**GIVEN INSTRUCTION:**
Report every line below that holds the word "this".

□ □ □ □ □

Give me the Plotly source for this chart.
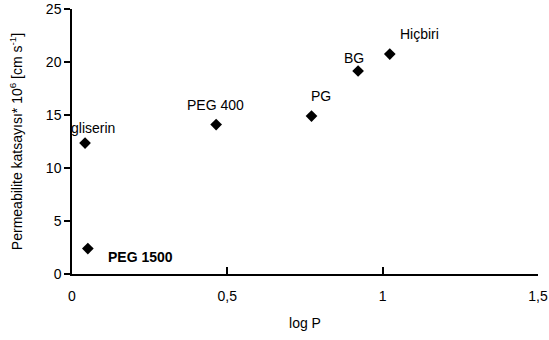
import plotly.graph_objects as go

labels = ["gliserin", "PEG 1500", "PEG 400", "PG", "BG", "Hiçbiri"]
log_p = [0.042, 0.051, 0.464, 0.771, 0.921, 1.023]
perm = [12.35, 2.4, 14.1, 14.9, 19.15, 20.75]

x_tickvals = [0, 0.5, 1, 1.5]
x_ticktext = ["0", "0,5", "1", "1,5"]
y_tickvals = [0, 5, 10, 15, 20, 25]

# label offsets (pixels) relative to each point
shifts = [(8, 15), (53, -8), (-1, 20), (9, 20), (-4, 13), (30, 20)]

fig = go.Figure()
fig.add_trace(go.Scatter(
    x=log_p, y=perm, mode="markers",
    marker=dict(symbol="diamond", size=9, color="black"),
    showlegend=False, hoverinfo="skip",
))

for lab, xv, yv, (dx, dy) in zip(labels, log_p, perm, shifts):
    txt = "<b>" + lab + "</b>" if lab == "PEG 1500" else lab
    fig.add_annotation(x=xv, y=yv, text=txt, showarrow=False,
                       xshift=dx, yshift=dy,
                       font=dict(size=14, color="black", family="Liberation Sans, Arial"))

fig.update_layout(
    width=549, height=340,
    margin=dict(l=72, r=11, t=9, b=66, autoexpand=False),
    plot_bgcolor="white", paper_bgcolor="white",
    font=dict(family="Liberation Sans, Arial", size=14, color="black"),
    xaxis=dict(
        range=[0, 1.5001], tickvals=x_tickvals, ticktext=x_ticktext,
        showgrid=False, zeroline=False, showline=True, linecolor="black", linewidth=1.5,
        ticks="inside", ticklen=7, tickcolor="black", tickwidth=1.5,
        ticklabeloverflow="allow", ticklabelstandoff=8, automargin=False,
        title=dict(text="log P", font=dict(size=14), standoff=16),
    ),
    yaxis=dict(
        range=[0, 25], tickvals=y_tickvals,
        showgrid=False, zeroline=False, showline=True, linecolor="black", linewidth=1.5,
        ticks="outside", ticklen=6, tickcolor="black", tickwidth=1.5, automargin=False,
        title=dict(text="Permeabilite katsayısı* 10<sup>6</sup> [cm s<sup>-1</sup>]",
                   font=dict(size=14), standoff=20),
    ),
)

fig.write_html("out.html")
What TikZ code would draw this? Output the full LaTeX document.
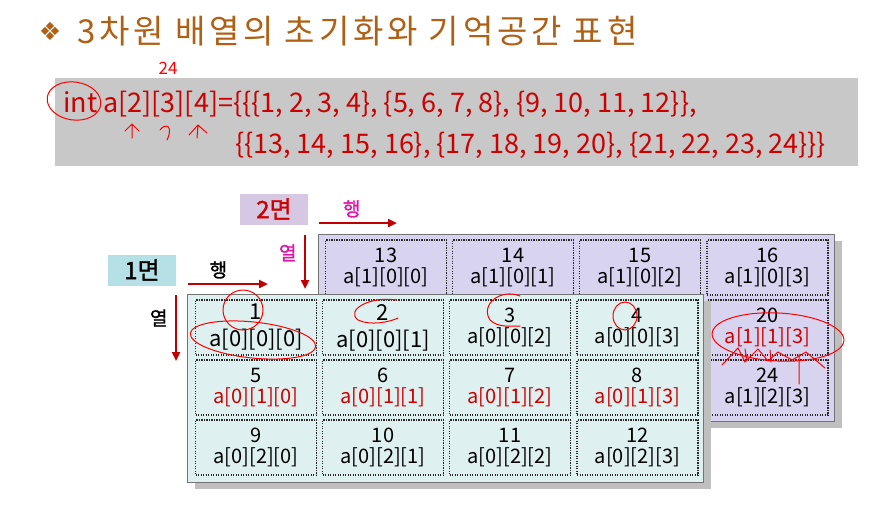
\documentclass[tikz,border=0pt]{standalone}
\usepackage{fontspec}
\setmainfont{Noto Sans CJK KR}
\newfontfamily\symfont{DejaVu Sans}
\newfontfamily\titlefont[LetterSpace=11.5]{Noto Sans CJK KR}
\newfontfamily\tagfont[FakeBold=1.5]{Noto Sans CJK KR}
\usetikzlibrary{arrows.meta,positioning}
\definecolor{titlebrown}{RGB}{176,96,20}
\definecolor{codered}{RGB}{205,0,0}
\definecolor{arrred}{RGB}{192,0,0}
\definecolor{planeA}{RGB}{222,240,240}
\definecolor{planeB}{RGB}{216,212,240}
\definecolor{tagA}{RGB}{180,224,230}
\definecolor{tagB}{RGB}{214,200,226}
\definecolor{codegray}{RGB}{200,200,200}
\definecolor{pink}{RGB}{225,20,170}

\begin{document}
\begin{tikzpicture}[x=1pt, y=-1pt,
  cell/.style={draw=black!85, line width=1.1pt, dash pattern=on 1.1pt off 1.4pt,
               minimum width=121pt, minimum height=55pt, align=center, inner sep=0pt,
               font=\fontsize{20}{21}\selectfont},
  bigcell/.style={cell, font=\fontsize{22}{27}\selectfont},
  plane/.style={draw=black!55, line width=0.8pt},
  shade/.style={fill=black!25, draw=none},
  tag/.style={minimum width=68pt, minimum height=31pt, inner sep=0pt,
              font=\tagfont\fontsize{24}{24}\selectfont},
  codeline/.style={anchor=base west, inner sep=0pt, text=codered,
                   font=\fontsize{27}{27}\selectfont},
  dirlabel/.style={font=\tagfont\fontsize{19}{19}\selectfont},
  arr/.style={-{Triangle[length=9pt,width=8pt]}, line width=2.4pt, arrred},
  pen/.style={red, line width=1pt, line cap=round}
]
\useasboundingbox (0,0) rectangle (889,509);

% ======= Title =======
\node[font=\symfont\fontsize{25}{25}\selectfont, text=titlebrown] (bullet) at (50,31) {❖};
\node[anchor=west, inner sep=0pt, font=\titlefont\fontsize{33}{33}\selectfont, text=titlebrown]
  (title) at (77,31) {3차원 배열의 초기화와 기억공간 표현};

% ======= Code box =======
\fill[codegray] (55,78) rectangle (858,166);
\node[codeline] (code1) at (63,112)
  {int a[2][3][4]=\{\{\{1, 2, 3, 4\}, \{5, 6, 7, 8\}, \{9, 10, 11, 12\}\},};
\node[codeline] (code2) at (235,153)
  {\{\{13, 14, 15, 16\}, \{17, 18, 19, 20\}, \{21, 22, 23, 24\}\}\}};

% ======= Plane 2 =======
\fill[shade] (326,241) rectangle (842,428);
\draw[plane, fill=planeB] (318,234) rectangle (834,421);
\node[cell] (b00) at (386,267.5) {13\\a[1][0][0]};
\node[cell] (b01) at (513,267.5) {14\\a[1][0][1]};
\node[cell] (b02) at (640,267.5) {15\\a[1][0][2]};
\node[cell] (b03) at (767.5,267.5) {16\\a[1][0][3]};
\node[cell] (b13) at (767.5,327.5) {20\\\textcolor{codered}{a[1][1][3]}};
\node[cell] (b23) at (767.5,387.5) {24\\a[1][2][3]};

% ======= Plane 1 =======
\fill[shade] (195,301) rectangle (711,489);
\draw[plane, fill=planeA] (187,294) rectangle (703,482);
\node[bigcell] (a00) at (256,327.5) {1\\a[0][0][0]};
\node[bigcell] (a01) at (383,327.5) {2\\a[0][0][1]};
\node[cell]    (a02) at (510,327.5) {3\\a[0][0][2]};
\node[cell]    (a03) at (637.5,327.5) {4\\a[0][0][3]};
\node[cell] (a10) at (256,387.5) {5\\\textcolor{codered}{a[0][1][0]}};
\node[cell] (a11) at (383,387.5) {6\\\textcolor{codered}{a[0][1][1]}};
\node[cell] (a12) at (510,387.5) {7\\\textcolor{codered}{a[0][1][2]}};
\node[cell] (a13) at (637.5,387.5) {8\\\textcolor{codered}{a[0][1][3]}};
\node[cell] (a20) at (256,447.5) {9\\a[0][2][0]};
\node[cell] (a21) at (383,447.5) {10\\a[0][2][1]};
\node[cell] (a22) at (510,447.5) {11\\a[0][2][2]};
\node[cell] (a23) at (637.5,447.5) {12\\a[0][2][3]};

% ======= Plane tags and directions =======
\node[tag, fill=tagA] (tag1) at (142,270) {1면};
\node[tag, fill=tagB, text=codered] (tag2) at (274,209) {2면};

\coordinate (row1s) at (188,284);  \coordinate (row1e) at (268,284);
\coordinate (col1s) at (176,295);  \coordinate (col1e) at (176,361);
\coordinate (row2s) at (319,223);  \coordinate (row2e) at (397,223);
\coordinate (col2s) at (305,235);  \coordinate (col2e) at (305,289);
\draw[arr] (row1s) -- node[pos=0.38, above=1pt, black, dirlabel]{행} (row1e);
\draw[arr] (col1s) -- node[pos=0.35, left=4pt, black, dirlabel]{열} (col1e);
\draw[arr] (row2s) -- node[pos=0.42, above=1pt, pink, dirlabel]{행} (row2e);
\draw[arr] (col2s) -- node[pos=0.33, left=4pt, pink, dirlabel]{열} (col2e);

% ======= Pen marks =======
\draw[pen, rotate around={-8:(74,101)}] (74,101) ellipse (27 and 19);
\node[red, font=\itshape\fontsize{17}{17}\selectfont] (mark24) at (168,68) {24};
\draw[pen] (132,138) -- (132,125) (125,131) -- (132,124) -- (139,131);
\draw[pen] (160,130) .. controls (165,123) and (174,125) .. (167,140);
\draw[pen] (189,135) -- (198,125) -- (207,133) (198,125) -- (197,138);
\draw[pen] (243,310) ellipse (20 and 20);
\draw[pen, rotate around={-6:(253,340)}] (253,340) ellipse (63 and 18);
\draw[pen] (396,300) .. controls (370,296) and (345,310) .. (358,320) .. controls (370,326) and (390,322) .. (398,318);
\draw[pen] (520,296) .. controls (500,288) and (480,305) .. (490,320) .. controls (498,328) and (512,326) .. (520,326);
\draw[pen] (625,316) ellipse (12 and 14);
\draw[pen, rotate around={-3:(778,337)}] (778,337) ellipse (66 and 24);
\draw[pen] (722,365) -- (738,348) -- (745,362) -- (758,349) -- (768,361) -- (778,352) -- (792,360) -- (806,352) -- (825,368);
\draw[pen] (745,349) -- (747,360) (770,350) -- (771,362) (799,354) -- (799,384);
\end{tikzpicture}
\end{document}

□ □ □ □ □

**COMPLETE ANSWER:**
Give me the Plotly source for this chart.
What TikZ code would draw this? Output the full LaTeX document.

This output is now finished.